10. Frequently Asked Questions
What is the difference between local and global optimisation?
Local optimisation works within a single basic block — a straight-line code segment with no branches. It can see all values computed in that block and apply transformations like CSE, constant folding, and dead code elimination. Global optimisation works across multiple basic blocks using the Control Flow Graph and data flow analysis. It can move code across branches (like hoisting loop-invariant computations out of a loop), but requires more complex analysis to prove safety.
How does a compiler perform common subexpression elimination globally?
Global CSE uses available expressions analysis. The compiler computes which expressions are available at the entry of each basic block (have been computed on all preceding paths and not subsequently killed).

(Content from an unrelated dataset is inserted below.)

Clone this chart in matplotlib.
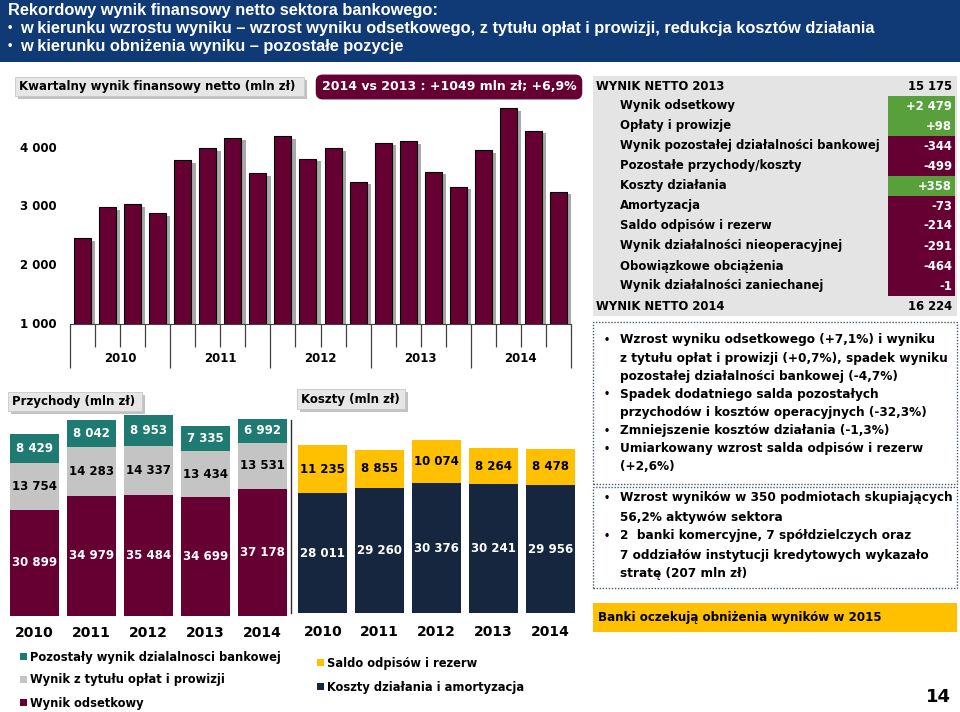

If expression x op y is available at a point where it is computed again, the second computation is replaced by the previously computed value. This requires inserting a temporary variable to hold the value across basic blocks.

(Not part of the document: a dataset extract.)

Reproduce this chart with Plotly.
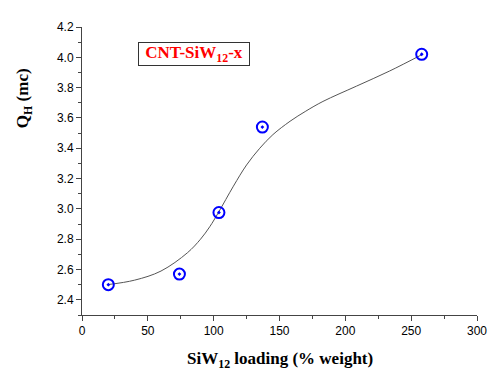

What is live variable analysis and why is it important for register allocation?
A variable is live at a point if its current value will be used later on some execution path. Live variable analysis computes the set of live variables at every program point. For register allocation: a register holding a variable’s value must not be reused for another variable as long as the first variable is still live. Two variables that are never simultaneously live can share a register. This analysis is the foundation of graph-colouring register allocation.
What is strength reduction and when is it used?
Strength reduction replaces a computationally expensive operation with a cheaper one that produces the same result. The most common example is replacing multiplication by an induction variable (i * k) with repeated addition (add k each iteration). It is applied during loop optimisation. On modern CPUs, multiplication is fast, so strength reduction matters mainly for memory address calculations and embedded/RISC systems where multiply is expensive.